Creation and Creativity: A Conceptual and Contextual Study of Russian Philosophy
Kåre Johan Mjør
This project accounts for the multifaceted meanings of one of the most important concepts in Russian philosophy: tvorchestvo, which in English can mean both “creation,” “creativity,” and “creative act.” In Russian philosophical writings of the late nineteenth and in particular the early twentieth century, the concept of tvorchestvo is key both to Russian philosophers’ thematic interest in the human being and to their meta-reflection on their own activity and self-assigned tasks in a context understood as different from the “West.” It was used across ideological borders for various purposes, ranging from the promotion of a secular, “European” philosophy, to the endorsement of a religious Orthodox one as the only proper philosophy for Russia.

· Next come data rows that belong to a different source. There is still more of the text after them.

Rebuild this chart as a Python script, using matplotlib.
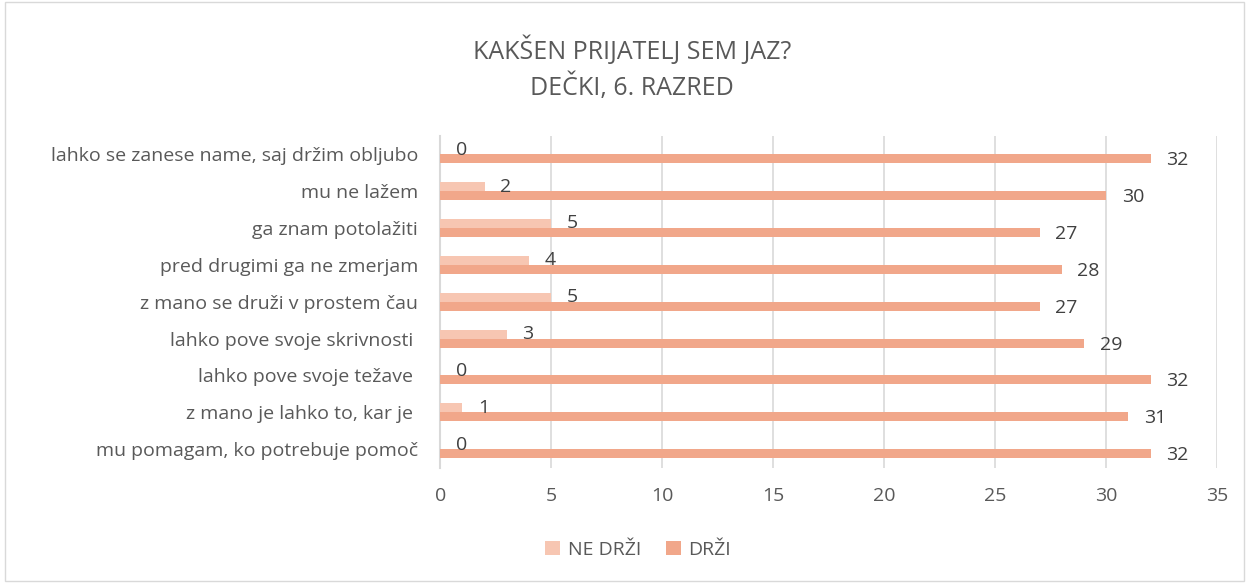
import numpy as np
import matplotlib.pyplot as plt
from matplotlib.patches import Rectangle

categories = ['lahko se zanese name, saj držim obljubo', 'mu ne lažem', 'ga znam potolažiti',
              'pred drugimi ga ne zmerjam', 'z mano se druži v prostem čau',
              'lahko pove svoje skrivnosti ', 'lahko pove svoje težave ',
              'z mano je lahko to, kar je ', 'mu pomagam, ko potrebuje pomoč']
ne_drzi = [0, 2, 5, 4, 5, 3, 0, 1, 0]
drzi = [32, 30, 27, 28, 27, 29, 32, 31, 32]

plt.rcParams['font.family'] = ['Open Sans', 'DejaVu Sans']
text_col = '#404040'
fs = 14

fig = plt.figure(figsize=(12.49, 5.83), dpi=100)
ax = fig.add_axes([0.3525, 0.198, 0.622, 0.569])

y = np.arange(len(categories))
h = 0.244
ax.barh(y - h / 2, ne_drzi, height=h, color='#F7C6B2', label='NE DRŽI', zorder=3)
ax.barh(y + h / 2, drzi, height=h, color='#F1A78A', label='DRŽI', zorder=3)

for i in range(len(categories)):
    ax.text(ne_drzi[i] + 0.7, y[i] - h / 2, str(ne_drzi[i]), va='center', ha='left', fontsize=fs, color=text_col)
    ax.text(drzi[i] + 0.7, y[i] + h / 2 + 0.04, str(drzi[i]), va='center', ha='left', fontsize=fs, color=text_col)

ax.set_xlim(0, 35)
ax.set_xticks(range(0, 36, 5))
ax.set_ylim(len(categories) - 0.5, -0.5)
ax.set_yticks(y)
ax.set_yticklabels(categories)
ax.tick_params(axis='both', length=0, labelsize=fs, labelcolor='#595959')
ax.tick_params(axis='x', pad=14)
ax.tick_params(axis='y', pad=16)
ax.grid(axis='x', color='#D9D9D9', linewidth=1.2, zorder=0)
for s in ['top', 'right', 'bottom']:
    ax.spines[s].set_visible(False)
ax.spines['left'].set_color('#D9D9D9')
ax.spines['left'].set_linewidth(1.5)

fig.text(0.506, 0.914, 'KAKŠEN PRIJATELJ SEM JAZ?', ha='center', va='center', fontsize=18, color='#595959')
fig.text(0.506, 0.851, 'DEČKI, 6. RAZRED', ha='center', va='center', fontsize=18, color='#595959')

fig.legend(loc='center', bbox_to_anchor=(0.511, 0.057), ncol=2, frameon=False, fontsize=fs,
           handlelength=0.75, handleheight=0.75, handletextpad=0.4, columnspacing=1.3,
           labelcolor='#595959')

fig.patches.append(Rectangle((0.004, 0.004), 0.992, 0.992, transform=fig.transFigure,
                             fill=False, edgecolor='#D9D9D9', linewidth=1))

fig.savefig('out.png', dpi=100)
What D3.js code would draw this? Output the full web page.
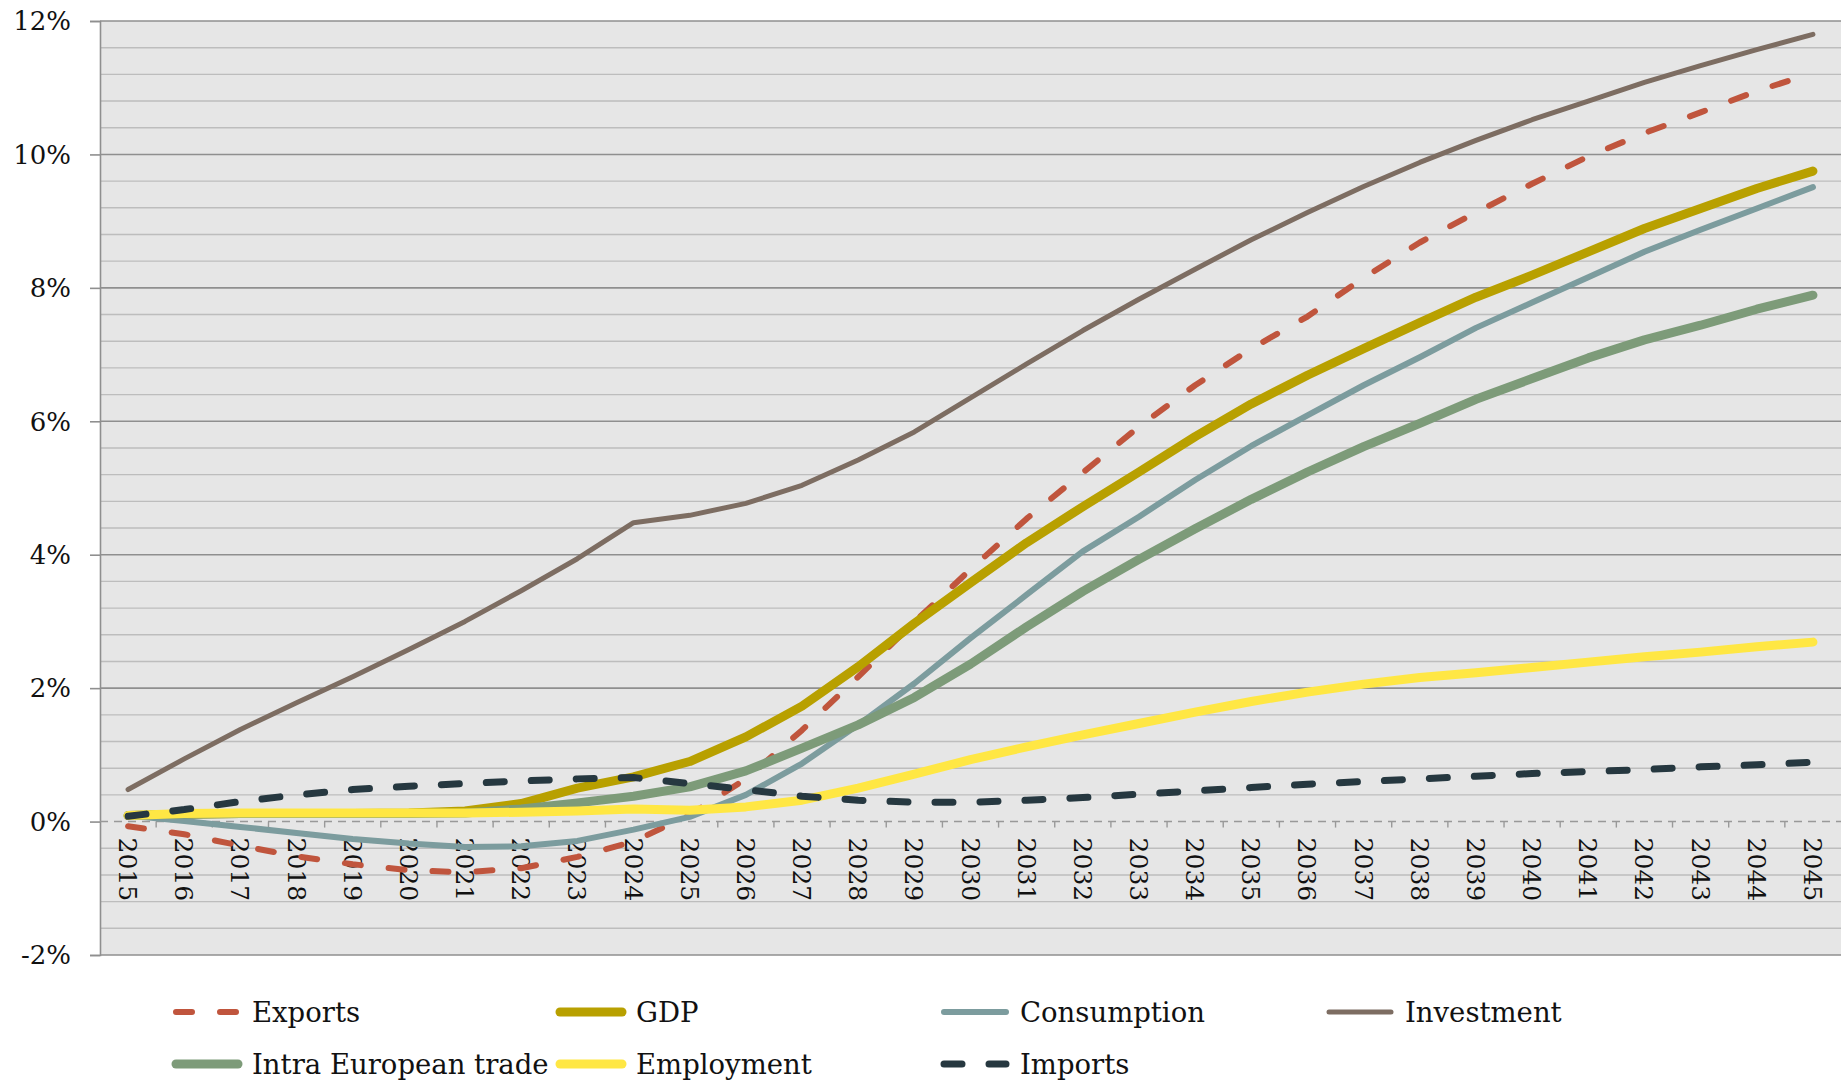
<!DOCTYPE html>
<html>
<head>
<meta charset="utf-8">
<script src="https://cdn.jsdelivr.net/npm/d3@7"></script>
<style>
  html, body { margin: 0; padding: 0; background: #ffffff; }
  svg { display: block; }
</style>
</head>
<body>
<svg id="chart" width="1845" height="1081"></svg>
<script>
// Years on the category axis
const years = [2015, 2016, 2017, 2018, 2019, 2020, 2021, 2022, 2023, 2024,
               2025, 2026, 2027, 2028, 2029, 2030, 2031, 2032, 2033, 2034,
               2035, 2036, 2037, 2038, 2039, 2040, 2041, 2042, 2043, 2044, 2045];

// Deviation from baseline, in percent
const exportsSeries = [-0.07, -0.19, -0.36, -0.52, -0.64, -0.73, -0.76, -0.70, -0.53, -0.30,
                       0.10, 0.64, 1.37, 2.17, 2.99, 3.78, 4.54, 5.23, 5.92, 6.54,
                       7.09, 7.57, 8.15, 8.68, 9.13, 9.56, 9.97, 10.32, 10.63, 10.95, 11.22];
const gdpSeries = [0.09, 0.11, 0.12, 0.12, 0.12, 0.13, 0.16, 0.27, 0.50, 0.67,
                   0.90, 1.27, 1.73, 2.32, 2.97, 3.58, 4.18, 4.72, 5.24, 5.77,
                   6.26, 6.69, 7.09, 7.48, 7.86, 8.19, 8.54, 8.89, 9.19, 9.49, 9.75];
const consumptionSeries = [0.09, 0.01, -0.08, -0.17, -0.26, -0.33, -0.38, -0.37, -0.29, -0.12,
                           0.07, 0.40, 0.87, 1.45, 2.07, 2.75, 3.40, 4.05, 4.57, 5.12,
                           5.63, 6.09, 6.54, 6.96, 7.40, 7.78, 8.16, 8.54, 8.87, 9.19, 9.51];
const investmentSeries = [0.48, 0.94, 1.38, 1.78, 2.17, 2.58, 3.00, 3.46, 3.94, 4.48,
                          4.59, 4.77, 5.04, 5.42, 5.84, 6.35, 6.86, 7.36, 7.83, 8.28,
                          8.72, 9.13, 9.52, 9.88, 10.21, 10.52, 10.80, 11.08, 11.33, 11.57, 11.80];
const intraEuSeries = [0.09, 0.11, 0.12, 0.12, 0.12, 0.12, 0.13, 0.19, 0.28, 0.38,
                       0.52, 0.76, 1.10, 1.45, 1.86, 2.36, 2.92, 3.45, 3.93, 4.39,
                       4.83, 5.24, 5.62, 5.97, 6.33, 6.64, 6.95, 7.22, 7.44, 7.68, 7.89];
const employmentSeries = [0.09, 0.12, 0.13, 0.13, 0.13, 0.13, 0.13, 0.14, 0.16, 0.19,
                          0.17, 0.22, 0.32, 0.50, 0.71, 0.93, 1.12, 1.30, 1.47, 1.64,
                          1.80, 1.94, 2.06, 2.16, 2.23, 2.31, 2.39, 2.47, 2.54, 2.62, 2.69];
const importsSeries = [0.08, 0.18, 0.30, 0.40, 0.48, 0.53, 0.57, 0.61, 0.64, 0.66,
                       0.57, 0.48, 0.38, 0.32, 0.29, 0.29, 0.32, 0.36, 0.41, 0.46,
                       0.51, 0.56, 0.60, 0.64, 0.68, 0.72, 0.75, 0.78, 0.82, 0.85, 0.89];

// Axis tick labels
const yTickValues = [-2, 0, 2, 4, 6, 8, 10, 12];
const seriesNames = ["Exports", "GDP", "Consumption", "Investment",
                     "Intra European trade", "Employment", "Imports"];

// Build series table (legend order = drawing order)
const seriesData = {
  "Exports": exportsSeries,
  "GDP": gdpSeries,
  "Consumption": consumptionSeries,
  "Investment": investmentSeries,
  "Intra European trade": intraEuSeries,
  "Employment": employmentSeries,
  "Imports": importsSeries
};
const seriesStyle = {
  "Exports":              { color: "#C0553D", width: 6, dash: "16,28" },
  "GDP":                  { color: "#B8A000", width: 9, dash: null },
  "Consumption":          { color: "#7C9C9E", width: 6, dash: null },
  "Investment":           { color: "#7D6D62", width: 5, dash: null },
  "Intra European trade": { color: "#7D9B79", width: 9, dash: null },
  "Employment":           { color: "#FFE744", width: 9, dash: null },
  "Imports":              { color: "#263840", width: 7, dash: "18,27" }
};

const FONT = "'DejaVu Serif', 'Liberation Serif', serif";

const svg = d3.select("#chart");

const plot = { left: 100, right: 1841, top: 21, bottom: 955 };

const x = d3.scalePoint()
  .domain(years)
  .range([plot.left, plot.right])
  .padding(0.5);

const y = d3.scaleLinear()
  .domain([-2, 12])
  .range([plot.bottom, plot.top]);

// Plot background
svg.append("rect")
  .attr("x", plot.left)
  .attr("y", plot.top)
  .attr("width", plot.right - plot.left)
  .attr("height", plot.bottom - plot.top)
  .attr("fill", "#E6E6E6");

// Minor gridlines every 0.4 %
const minorTicks = d3.range(-2, 12.0001, 0.4).map(v => +v.toFixed(1))
  .filter(v => Math.abs(v / 2 - Math.round(v / 2)) > 1e-6);
svg.append("g")
  .selectAll("line")
  .data(minorTicks)
  .join("line")
  .attr("x1", plot.left)
  .attr("x2", plot.right)
  .attr("y1", d => y(d))
  .attr("y2", d => y(d))
  .attr("stroke", "#BDBDBD")
  .attr("stroke-width", 1.4);

// Major gridlines (the zero line is drawn separately as the category axis)
svg.append("g")
  .selectAll("line")
  .data(yTickValues.filter(v => v !== 0))
  .join("line")
  .attr("x1", plot.left)
  .attr("x2", plot.right)
  .attr("y1", d => y(d))
  .attr("y2", d => y(d))
  .attr("stroke", "#8F8F8F")
  .attr("stroke-width", 1.6);

// Value axis
const yAxis = d3.axisLeft(y)
  .tickValues(yTickValues)
  .tickSize(10)
  .tickPadding(19)
  .tickFormat(d => d + "%");

const yAxisG = svg.append("g")
  .attr("transform", `translate(${plot.left},0)`)
  .call(yAxis);
yAxisG.select(".domain").attr("stroke", "#8F8F8F").attr("stroke-width", 1.6);
yAxisG.selectAll(".tick line").attr("stroke", "#8F8F8F").attr("stroke-width", 1.6);
yAxisG.selectAll(".tick text")
  .attr("font-family", FONT)
  .attr("font-size", 26)
  .attr("fill", "#111")
  .attr("dy", "0.34em");

// Category axis at zero: dashed line with ticks between years
const zeroY = y(0);
const step = x.step();
svg.append("line")
  .attr("x1", plot.left)
  .attr("x2", plot.right)
  .attr("y1", zeroY)
  .attr("y2", zeroY)
  .attr("stroke", "#999999")
  .attr("stroke-width", 1.6)
  .attr("stroke-dasharray", "8,6");

svg.append("g")
  .selectAll("line")
  .data(years.slice(1))
  .join("line")
  .attr("x1", d => x(d) - step / 2)
  .attr("x2", d => x(d) - step / 2)
  .attr("y1", zeroY)
  .attr("y2", zeroY + 6)
  .attr("stroke", "#999999")
  .attr("stroke-width", 1.4);

// Year labels, rotated to read downward
svg.append("g")
  .selectAll("text")
  .data(years)
  .join("text")
  .attr("transform", d => `translate(${x(d)},${zeroY + 16}) rotate(90)`)
  .attr("text-anchor", "start")
  .attr("dy", "0.36em")
  .attr("font-family", FONT)
  .attr("font-size", 25)
  .attr("fill", "#111")
  .text(d => d);

// Series lines
const line = d3.line()
  .x((d, i) => x(years[i]))
  .y(d => y(d))
  .curve(d3.curveLinear);

const linesG = svg.append("g");
seriesNames.forEach(name => {
  const s = seriesStyle[name];
  linesG.append("path")
    .datum(seriesData[name])
    .attr("d", line)
    .attr("fill", "none")
    .attr("stroke", s.color)
    .attr("stroke-width", s.width)
    .attr("stroke-linecap", "round")
    .attr("stroke-linejoin", "round")
    .attr("stroke-dasharray", s.dash);
});

// Legend: two rows of four columns
const legendCols = [173, 557, 941, 1326];
const legendRows = [1012, 1064];
const legendG = svg.append("g");
seriesNames.forEach((name, i) => {
  const s = seriesStyle[name];
  const cx = legendCols[i % 4];
  const cy = legendRows[Math.floor(i / 4)];
  const item = legendG.append("g").attr("transform", `translate(${cx},${cy})`);
  item.append("line")
    .attr("x1", 3)
    .attr("x2", 65)
    .attr("y1", 0)
    .attr("y2", 0)
    .attr("stroke", s.color)
    .attr("stroke-width", s.width)
    .attr("stroke-linecap", "round")
    .attr("stroke-dasharray", s.dash);
  item.append("text")
    .attr("x", 79)
    .attr("y", 0)
    .attr("dy", "0.36em")
    .attr("font-family", FONT)
    .attr("font-size", 27.5)
    .attr("fill", "#111")
    .text(name);
});
</script>
</body>
</html>
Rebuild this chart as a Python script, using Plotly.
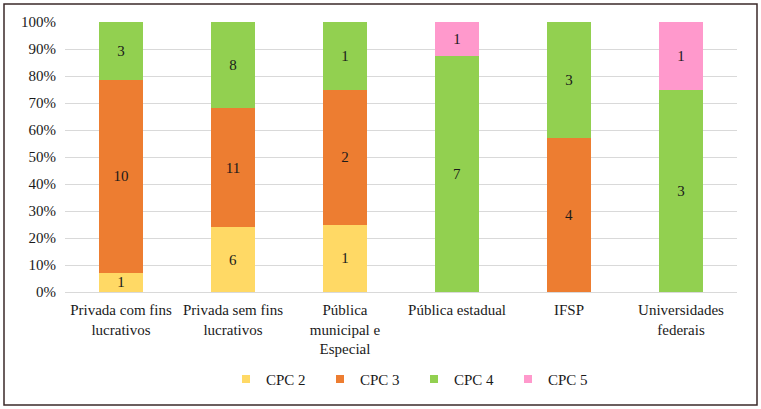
import plotly.graph_objects as go

categories = ["Privada com fins<br>lucrativos", "Privada sem fins<br>lucrativos",
              "Pública<br>municipal e<br>Especial", "Pública estadual", "IFSP",
              "Universidades<br>federais"]
series_names = ["CPC 2", "CPC 3", "CPC 4", "CPC 5"]
cpc2 = [1, 6, 1, 0, 0, 0]
cpc3 = [10, 11, 2, 0, 4, 0]
cpc4 = [3, 8, 1, 7, 3, 3]
cpc5 = [0, 0, 0, 1, 0, 1]
colors = ["#FFD965", "#ED7D31", "#92D050", "#FF99CC"]
tick_vals = [0, 10, 20, 30, 40, 50, 60, 70, 80, 90, 100]
tick_text = [f"{v}%" for v in tick_vals]

all_series = [cpc2, cpc3, cpc4, cpc5]
totals = [sum(s[i] for s in all_series) for i in range(len(categories))]

font_family = "Liberation Serif"
fs = 15
fig = go.Figure()
for name, vals, col in zip(series_names, all_series, colors):
    pct = [v / t * 100 for v, t in zip(vals, totals)]
    fig.add_trace(go.Bar(
        x=categories, y=pct, name=name, marker_color=col, marker_line_width=0,
        text=[str(v) if v > 0 else "" for v in vals],
        textposition="inside", insidetextanchor="middle", textangle=0,
        textfont=dict(family=font_family, size=fs, color="#1a1a1a"),
        constraintext="none", showlegend=False, hoverinfo="skip",
    ))
# legend-only entries with small square markers
for name, col in zip(series_names, colors):
    fig.add_trace(go.Scatter(
        x=[None], y=[None], mode="markers", name=name,
        marker=dict(symbol="square", size=8, color=col),
    ))

fig.update_layout(
    barmode="stack", bargap=0.61,
    width=761, height=409,
    margin=dict(l=65, r=24, t=22, b=117, autoexpand=False),
    paper_bgcolor="white", plot_bgcolor="white",
    font=dict(family=font_family, size=fs, color="#1a1a1a"),
    showlegend=True,
    legend=dict(orientation="h", x=(226 - 65) / 672, xanchor="left", y=-0.262, yanchor="top",
                font=dict(family=font_family, size=fs, color="#1a1a1a"),
                itemwidth=30, traceorder="normal", itemclick=False,
                entrywidth=49),
    uniformtext=dict(mode=False),
)
fig.update_yaxes(range=[0, 100], tickvals=tick_vals, ticktext=tick_text,
                 showgrid=True, gridcolor="#D9D9D9", gridwidth=1, automargin=False,
                 zeroline=False, showline=False, ticks="", ticklen=0,
                 ticklabelstandoff=8,
                 tickfont=dict(family=font_family, size=fs, color="#1a1a1a"))
fig.update_xaxes(showline=True, linecolor="#D9D9D9", linewidth=1, ticks="",
                 tickangle=0, automargin=False, ticklabelstandoff=4,
                 tickfont=dict(family=font_family, size=fs, color="#1a1a1a"))

fig.add_shape(type="rect", xref="paper", yref="paper",
              x0=(4 - 65) / 672, x1=(757 - 65) / 672,
              y0=(292 - 405) / 270, y1=(292 - 4) / 270,
              line=dict(color="#3B2A2A", width=1.5), fillcolor="rgba(0,0,0,0)",
              layer="below")

fig.write_html("out.html", config={"displayModeBar": False},
               post_script="document.body.style.margin='0';")
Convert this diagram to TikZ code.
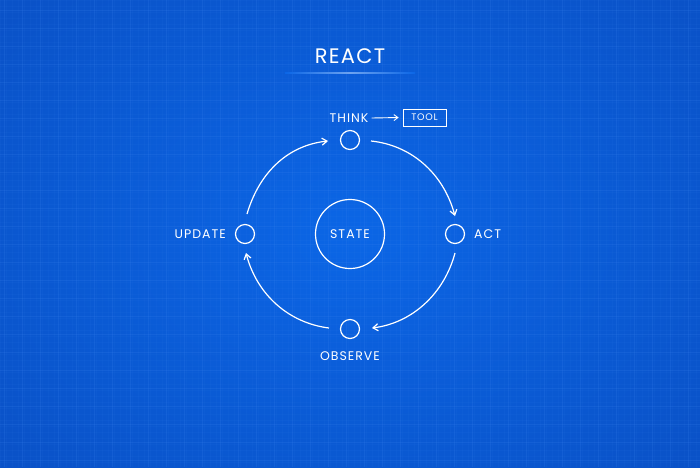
\documentclass[tikz,border=0pt]{standalone}
\usepackage{fontspec}
\setmainfont{Poppins}
\usetikzlibrary{arrows.meta}
\definecolor{bgin}{HTML}{0B66E6}
\definecolor{bgout}{HTML}{0A52C8}
\definecolor{gridc}{HTML}{3F86F0}
\tikzset{
  lbl/.style={text=white, font=\fontsize{12.5}{14}\selectfont\addfontfeature{LetterSpace=8}, inner sep=0pt},
  ttl/.style={text=white, font=\fontsize{21}{24}\selectfont\addfontfeature{LetterSpace=6}, inner sep=0pt},
  stepnode/.style={circle, draw=white, line width=1.2pt, minimum size=19pt, inner sep=0pt},
  statenode/.style={circle, draw=white, line width=1.2pt, minimum size=69pt, inner sep=0pt, text=white, font=\fontsize{12.5}{14}\selectfont\addfontfeature{LetterSpace=8}},
  toolbox/.style={draw=white, line width=0.8pt, text=white, font=\fontsize{9.5}{11}\selectfont\addfontfeature{LetterSpace=8}, minimum width=43pt, minimum height=17pt, inner sep=0pt},
  cyc/.style={draw=white, line width=1.2pt, -{Straight Barb[length=5pt,width=7pt,line width=1.2pt]}},
  tip/.style={draw=white, line width=0.9pt, -{Straight Barb[length=4pt,width=6pt,line width=0.9pt]}},
}
\begin{document}
\begin{tikzpicture}[x=1pt,y=-1pt]
\useasboundingbox (0,0) rectangle (700,467);
\shade[inner color=bgin, outer color=bgout] (-100,-100) rectangle (800,567);
% grid
\foreach \i in {0,6,...,700} \draw[gridc, opacity=0.07, line width=0.4pt] (\i,0) -- (\i,467);
\foreach \j in {0,6,...,467} \draw[gridc, opacity=0.07, line width=0.4pt] (0,\j) -- (700,\j);
\foreach \i in {4,22,...,700} \draw[gridc, opacity=0.18, line width=0.6pt] (\i,0) -- (\i,467);
\foreach \j in {10,28,...,467} \draw[gridc, opacity=0.18, line width=0.6pt] (0,\j) -- (700,\j);
% title
\node[ttl] (title) at (350,56) {REACT};
\shade[left color=bgin, right color=bgin, middle color=white!40!bgin] (285,72.8) rectangle (415,73.6);
% nodes
\node[stepnode] (think) at (350,140) {};
\node[stepnode] (act) at (455,234) {};
\node[stepnode] (observe) at (350,329) {};
\node[stepnode] (update) at (245,234) {};
\node[statenode] (state) at (350,234) {STATE};
% labels
\node[lbl] (thinkl) at (349,118) {THINK};
\node[lbl, anchor=west] (actl) at (474,234.5) {ACT};
\node[lbl] (observel) at (350,356) {OBSERVE};
\node[lbl, anchor=east] (updatel) at (226,234.5) {UPDATE};
\node[toolbox] (tool) at (424.5,117.5) {TOOL};
\draw[tip] ([xshift=3pt]thinkl.east) -- ([xshift=-4pt]tool.west);
% cycle arcs
\draw[cyc] (247,214) .. controls (260,170) and (290,145) .. (328,141);
\draw[cyc] (371,141) .. controls (410,145) and (443,172) .. (455,216);
\draw[cyc] (455,253) .. controls (444,294) and (412,323) .. (372,328);
\draw[cyc] (329,328) .. controls (289,323) and (257,295) .. (246,253);
\end{tikzpicture}
\end{document}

The project analyses the uses and meanings of the concept of tvorchestvo in both Russian religious idealism and Russian (secular) neo-Kantianism and phenomenology. By investigating a concept that was used by very different thinkers for conflicting purposes, it will make a critical contribution to our understanding of identity formation and nationalism as such processes appear in philosophical texts. The project is therefore also of great relevance to the contemporary world, where philosophy, especially outside the West, is widely used for identity-related purposes. Since tvorchestvo in the early twentieth century involved also the question of Russia’s civilisational orientation, furthermore, the project aims to clarify the concept(s) of modernity in relation to Russia, as well as the significance of the East-European context to secularisation processes. Finally, the project will develop a multidisciplinary combination of conceptual history and contextual method on the one hand with theories on secularism, modernity and nationalism on the other, paving thereby the way for a more historical and situational approach to Russian philosophy itself, as well as to the complex relationship of Russia to Europe.